◆ TASK: Transcribe the data that follows precisely, omitting nothing.

◆ SOURCE EXCERPT:
------
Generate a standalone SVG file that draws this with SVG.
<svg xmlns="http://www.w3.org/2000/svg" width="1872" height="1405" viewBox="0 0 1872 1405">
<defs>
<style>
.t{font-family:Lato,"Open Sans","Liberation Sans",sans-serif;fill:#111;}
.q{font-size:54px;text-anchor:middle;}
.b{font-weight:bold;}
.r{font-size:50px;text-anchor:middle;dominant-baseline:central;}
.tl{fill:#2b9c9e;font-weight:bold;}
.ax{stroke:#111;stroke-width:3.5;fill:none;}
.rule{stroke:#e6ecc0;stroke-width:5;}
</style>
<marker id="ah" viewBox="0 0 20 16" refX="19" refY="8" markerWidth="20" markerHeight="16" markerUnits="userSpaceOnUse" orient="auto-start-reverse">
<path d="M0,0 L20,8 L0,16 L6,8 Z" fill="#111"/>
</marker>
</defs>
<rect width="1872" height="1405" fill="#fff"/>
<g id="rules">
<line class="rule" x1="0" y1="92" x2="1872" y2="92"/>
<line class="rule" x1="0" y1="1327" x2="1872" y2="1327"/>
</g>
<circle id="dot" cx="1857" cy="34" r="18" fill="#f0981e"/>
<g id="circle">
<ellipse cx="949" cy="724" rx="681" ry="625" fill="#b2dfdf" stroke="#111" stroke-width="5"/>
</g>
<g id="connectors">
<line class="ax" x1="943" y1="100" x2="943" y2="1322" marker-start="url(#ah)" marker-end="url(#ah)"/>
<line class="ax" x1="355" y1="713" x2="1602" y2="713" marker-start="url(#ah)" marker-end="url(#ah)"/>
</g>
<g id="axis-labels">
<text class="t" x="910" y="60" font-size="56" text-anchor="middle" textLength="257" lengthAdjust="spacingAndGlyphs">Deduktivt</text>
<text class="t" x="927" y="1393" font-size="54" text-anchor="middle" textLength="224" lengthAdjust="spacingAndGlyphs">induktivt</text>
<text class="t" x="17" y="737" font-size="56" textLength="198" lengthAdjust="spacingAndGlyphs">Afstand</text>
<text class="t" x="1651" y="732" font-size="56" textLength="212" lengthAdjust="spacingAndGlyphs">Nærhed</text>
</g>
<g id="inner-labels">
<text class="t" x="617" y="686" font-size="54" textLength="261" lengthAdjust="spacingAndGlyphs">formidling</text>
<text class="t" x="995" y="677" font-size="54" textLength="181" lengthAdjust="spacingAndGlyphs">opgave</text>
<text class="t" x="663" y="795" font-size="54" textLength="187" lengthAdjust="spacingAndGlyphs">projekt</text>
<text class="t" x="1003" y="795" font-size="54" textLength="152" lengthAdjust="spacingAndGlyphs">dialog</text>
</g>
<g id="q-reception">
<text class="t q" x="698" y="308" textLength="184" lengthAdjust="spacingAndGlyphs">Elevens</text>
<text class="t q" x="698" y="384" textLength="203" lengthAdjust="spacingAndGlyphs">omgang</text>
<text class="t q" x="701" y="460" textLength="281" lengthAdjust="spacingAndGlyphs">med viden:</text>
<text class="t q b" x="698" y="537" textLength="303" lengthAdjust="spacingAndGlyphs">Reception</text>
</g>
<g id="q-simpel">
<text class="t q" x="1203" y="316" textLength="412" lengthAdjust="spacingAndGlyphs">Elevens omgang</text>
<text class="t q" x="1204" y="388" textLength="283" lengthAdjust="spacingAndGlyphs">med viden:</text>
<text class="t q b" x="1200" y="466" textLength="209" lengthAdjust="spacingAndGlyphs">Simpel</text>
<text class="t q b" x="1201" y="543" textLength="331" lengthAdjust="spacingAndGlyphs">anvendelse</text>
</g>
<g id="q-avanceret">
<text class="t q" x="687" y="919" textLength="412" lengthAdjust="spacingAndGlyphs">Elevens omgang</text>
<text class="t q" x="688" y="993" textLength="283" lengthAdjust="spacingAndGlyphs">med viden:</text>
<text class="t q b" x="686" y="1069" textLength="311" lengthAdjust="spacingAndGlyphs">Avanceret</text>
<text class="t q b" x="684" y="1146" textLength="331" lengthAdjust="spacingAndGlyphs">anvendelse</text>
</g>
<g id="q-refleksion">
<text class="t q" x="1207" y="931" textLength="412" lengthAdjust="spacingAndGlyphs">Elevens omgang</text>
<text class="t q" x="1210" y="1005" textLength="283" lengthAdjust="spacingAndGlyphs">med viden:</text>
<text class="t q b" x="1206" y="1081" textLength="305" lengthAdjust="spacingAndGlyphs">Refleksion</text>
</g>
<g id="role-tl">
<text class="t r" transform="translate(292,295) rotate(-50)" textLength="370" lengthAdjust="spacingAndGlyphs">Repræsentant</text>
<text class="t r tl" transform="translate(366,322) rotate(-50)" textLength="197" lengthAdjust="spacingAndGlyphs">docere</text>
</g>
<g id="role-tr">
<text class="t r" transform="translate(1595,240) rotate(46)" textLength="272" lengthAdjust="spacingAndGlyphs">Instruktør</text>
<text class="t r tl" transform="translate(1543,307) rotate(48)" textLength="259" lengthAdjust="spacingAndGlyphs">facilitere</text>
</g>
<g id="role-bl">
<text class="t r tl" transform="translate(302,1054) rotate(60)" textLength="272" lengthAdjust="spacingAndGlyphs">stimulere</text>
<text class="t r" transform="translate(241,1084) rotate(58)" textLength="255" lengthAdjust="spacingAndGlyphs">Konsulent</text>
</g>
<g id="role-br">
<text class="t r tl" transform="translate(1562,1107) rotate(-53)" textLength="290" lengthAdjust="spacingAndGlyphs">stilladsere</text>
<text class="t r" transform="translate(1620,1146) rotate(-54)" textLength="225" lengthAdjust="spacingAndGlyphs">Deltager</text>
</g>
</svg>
------
◆ THE RESPONSE:
Generate a standalone SVG file that draws this with SVG.
<svg xmlns="http://www.w3.org/2000/svg" width="1872" height="1405" viewBox="0 0 1872 1405">
<defs>
<style>
.t{font-family:Lato,"Open Sans","Liberation Sans",sans-serif;fill:#111;}
.q{font-size:54px;text-anchor:middle;}
.b{font-weight:bold;}
.r{font-size:50px;text-anchor:middle;dominant-baseline:central;}
.tl{fill:#2b9c9e;font-weight:bold;}
.ax{stroke:#111;stroke-width:3.5;fill:none;}
.rule{stroke:#e6ecc0;stroke-width:5;}
</style>
<marker id="ah" viewBox="0 0 20 16" refX="19" refY="8" markerWidth="20" markerHeight="16" markerUnits="userSpaceOnUse" orient="auto-start-reverse">
<path d="M0,0 L20,8 L0,16 L6,8 Z" fill="#111"/>
</marker>
</defs>
<rect width="1872" height="1405" fill="#fff"/>
<g id="rules">
<line class="rule" x1="0" y1="92" x2="1872" y2="92"/>
<line class="rule" x1="0" y1="1327" x2="1872" y2="1327"/>
</g>
<circle id="dot" cx="1857" cy="34" r="18" fill="#f0981e"/>
<g id="circle">
<ellipse cx="949" cy="724" rx="681" ry="625" fill="#b2dfdf" stroke="#111" stroke-width="5"/>
</g>
<g id="connectors">
<line class="ax" x1="943" y1="100" x2="943" y2="1322" marker-start="url(#ah)" marker-end="url(#ah)"/>
<line class="ax" x1="355" y1="713" x2="1602" y2="713" marker-start="url(#ah)" marker-end="url(#ah)"/>
</g>
<g id="axis-labels">
<text class="t" x="910" y="60" font-size="56" text-anchor="middle" textLength="257" lengthAdjust="spacingAndGlyphs">Deduktivt</text>
<text class="t" x="927" y="1393" font-size="54" text-anchor="middle" textLength="224" lengthAdjust="spacingAndGlyphs">induktivt</text>
<text class="t" x="17" y="737" font-size="56" textLength="198" lengthAdjust="spacingAndGlyphs">Afstand</text>
<text class="t" x="1651" y="732" font-size="56" textLength="212" lengthAdjust="spacingAndGlyphs">Nærhed</text>
</g>
<g id="inner-labels">
<text class="t" x="617" y="686" font-size="54" textLength="261" lengthAdjust="spacingAndGlyphs">formidling</text>
<text class="t" x="995" y="677" font-size="54" textLength="181" lengthAdjust="spacingAndGlyphs">opgave</text>
<text class="t" x="663" y="795" font-size="54" textLength="187" lengthAdjust="spacingAndGlyphs">projekt</text>
<text class="t" x="1003" y="795" font-size="54" textLength="152" lengthAdjust="spacingAndGlyphs">dialog</text>
</g>
<g id="q-reception">
<text class="t q" x="698" y="308" textLength="184" lengthAdjust="spacingAndGlyphs">Elevens</text>
<text class="t q" x="698" y="384" textLength="203" lengthAdjust="spacingAndGlyphs">omgang</text>
<text class="t q" x="701" y="460" textLength="281" lengthAdjust="spacingAndGlyphs">med viden:</text>
<text class="t q b" x="698" y="537" textLength="303" lengthAdjust="spacingAndGlyphs">Reception</text>
</g>
<g id="q-simpel">
<text class="t q" x="1203" y="316" textLength="412" lengthAdjust="spacingAndGlyphs">Elevens omgang</text>
<text class="t q" x="1204" y="388" textLength="283" lengthAdjust="spacingAndGlyphs">med viden:</text>
<text class="t q b" x="1200" y="466" textLength="209" lengthAdjust="spacingAndGlyphs">Simpel</text>
<text class="t q b" x="1201" y="543" textLength="331" lengthAdjust="spacingAndGlyphs">anvendelse</text>
</g>
<g id="q-avanceret">
<text class="t q" x="687" y="919" textLength="412" lengthAdjust="spacingAndGlyphs">Elevens omgang</text>
<text class="t q" x="688" y="993" textLength="283" lengthAdjust="spacingAndGlyphs">med viden:</text>
<text class="t q b" x="686" y="1069" textLength="311" lengthAdjust="spacingAndGlyphs">Avanceret</text>
<text class="t q b" x="684" y="1146" textLength="331" lengthAdjust="spacingAndGlyphs">anvendelse</text>
</g>
<g id="q-refleksion">
<text class="t q" x="1207" y="931" textLength="412" lengthAdjust="spacingAndGlyphs">Elevens omgang</text>
<text class="t q" x="1210" y="1005" textLength="283" lengthAdjust="spacingAndGlyphs">med viden:</text>
<text class="t q b" x="1206" y="1081" textLength="305" lengthAdjust="spacingAndGlyphs">Refleksion</text>
</g>
<g id="role-tl">
<text class="t r" transform="translate(292,295) rotate(-50)" textLength="370" lengthAdjust="spacingAndGlyphs">Repræsentant</text>
<text class="t r tl" transform="translate(366,322) rotate(-50)" textLength="197" lengthAdjust="spacingAndGlyphs">docere</text>
</g>
<g id="role-tr">
<text class="t r" transform="translate(1595,240) rotate(46)" textLength="272" lengthAdjust="spacingAndGlyphs">Instruktør</text>
<text class="t r tl" transform="translate(1543,307) rotate(48)" textLength="259" lengthAdjust="spacingAndGlyphs">facilitere</text>
</g>
<g id="role-bl">
<text class="t r tl" transform="translate(302,1054) rotate(60)" textLength="272" lengthAdjust="spacingAndGlyphs">stimulere</text>
<text class="t r" transform="translate(241,1084) rotate(58)" textLength="255" lengthAdjust="spacingAndGlyphs">Konsulent</text>
</g>
<g id="role-br">
<text class="t r tl" transform="translate(1562,1107) rotate(-53)" textLength="290" lengthAdjust="spacingAndGlyphs">stilladsere</text>
<text class="t r" transform="translate(1620,1146) rotate(-54)" textLength="225" lengthAdjust="spacingAndGlyphs">Deltager</text>
</g>
</svg>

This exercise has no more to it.